Beyond Eventual Consistency: Implementing Zanzibar-Style Zookies in Distributed CQRS for Causal Consistency

Reading from the write database destroys the core benefits of CQRS. This article explores a pattern using causal tokens to guarantee session consistency without sacrificing write database performance.

Software Architecture CQRS Distributed Systems System Design

Command Query Responsibility Segregation (CQRS) scales asymmetric workloads by separating write logic from read paths and optimizing data models for each purpose. However, this decoupling introduces data consistency challenges across independent stores. Systems must balance replication lag and performance against the user expectation of data freshness.

This article examines consistency mechanisms in asynchronous CQRS, moving from write-database bypasses to distributed causal tokens. The text explores a pattern using decoupled data and signaling channels to enforce strict session consistency without degrading write database performance.

1. Basic Model

In a traditional application architecture, a single database handles all operations. Every time the system updates a record or fetches data for the user interface, it interacts with the exact same database instance and the same data model.

Basic Model

The Problem

This single-database approach creates severe bottlenecks when a system faces asymmetric workloads where read operations are significantly more frequent than writes. Relational databases are typically normalized to ensure data integrity and prevent duplication. While normalization is excellent for safe and predictable writes, it is highly inefficient for frequent reads.

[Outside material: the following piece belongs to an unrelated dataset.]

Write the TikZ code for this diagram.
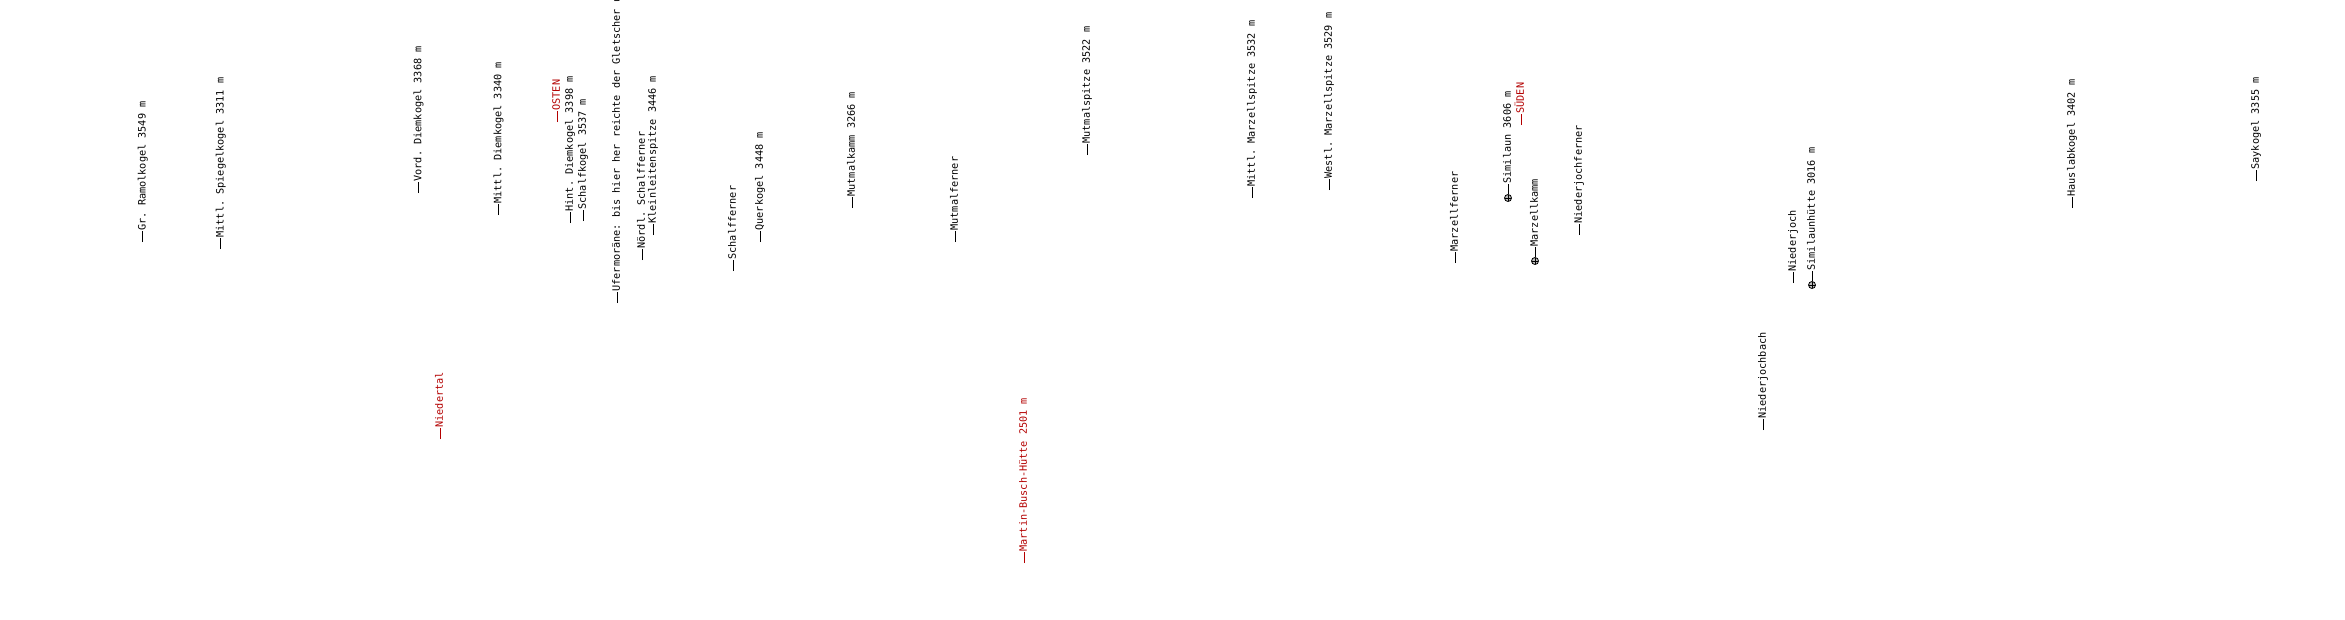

  • Complex Queries: Fetching data for a single user interface screen often requires complex database JOINs across multiple normalized tables. As read traffic grows, executing these JOINs repeatedly consumes massive CPU resources.
  • Resource Competition: Reads and writes compete for the same database engine resources. A heavy read query can lock tables or exhaust memory, which directly slows down critical write operations.
  • Conflicting Optimizations: A database optimized for fast, safe write transactions cannot be simultaneously optimized for rapid, complex data retrieval.

2. CQRS Single Database

To improve read performance without managing two separate databases, a system can use materialized views within a single database instance.

Basic Model

The Problem

While materialized views make read operations fast, they introduce a major data synchronization problem. Materialized views are static snapshots and do not update automatically when the underlying table data changes.

  • The Trigger Trap: Configuring database triggers to refresh the materialized view immediately after every write operation destroys write performance.
  • The Refresh Lag: Refreshing the views asynchronously on a schedule creates a replication gap. This causes the “Read Your Own Writes” problem, where a user updates their profile, the page reloads, but the user still sees old information because the background refresh has not executed yet.

3. Distributed CQRS

To scale systems, the architecture completely separates the infrastructure into two independent databases, a Write DB and a Read DB. The Command Service processes updates and writes them directly to the Write DB. It then publishes an update event to a PubSub message channel. A separate background worker, the Read Updater Daemon, listens to this channel, consumes the events, and updates the Read DB to match the new state.

Distributed CQRS

The Problem

Because data flows through an asynchronous PubSub channel, there is a time gap between writing data and updating the read model. This delay introduces eventual consistency.

The main issue is the “Read Your Own Writes” problem. If a user modifies data and immediately redirects to a page that displays it, the Query Service reads from the Read DB. If the Read Updater Daemon has not processed the event yet due to network lag or high traffic, the user will see their old data, creating a confusing user experience.

4. Distributed CQRS + Causal Tokens

This approach solves the “Read Your Own Writes” problem by enforcing causal consistency with tokens. When the Command Service completes a write operation, it returns a unique Causal Token to the client. The Read DB stores a corresponding Bound Token alongside each data object, which is typically a sequential number representing the latest change version of that specific object.

When making a query, the client includes their Causal Token in the request. The Query Service compares this token to the Bound Token stored in the Read DB. If the client Causal Token is greater than the Bound Token, the read model is outdated. The Query Service then pauses the request and waits for synchronization. This delay only impacts the specific user or the small group requiring the fresh data. Performance remains completely unaffected for the massive volume of other users who continue to read asynchronously without delay.

Distributed CQRS

The Problem

The primary disadvantage is the extreme complexity of the architecture and implementation. Distributed CQRS is already difficult to manage due to separate databases and message queues. Adding causal tokens introduces heavy infrastructure overhead, requiring object versioning on the write side, atomic token updates on the read side, and a low-latency signaling mechanism to wake up paused HTTP requests.

Real-World Example: Google Zanzibar

Google Zanzibar applies this exact concept to global permission management using tokens called Zookies. When a file’s access rights change, Zanzibar returns a Zookie to the application backend, which stores it within the file’s metadata. When a user requests access, the backend passes this token to the authorization engine. The distributed system then ensures its local replica is updated to at least this file version, forcing a temporary pause if the permission sync is still in progress.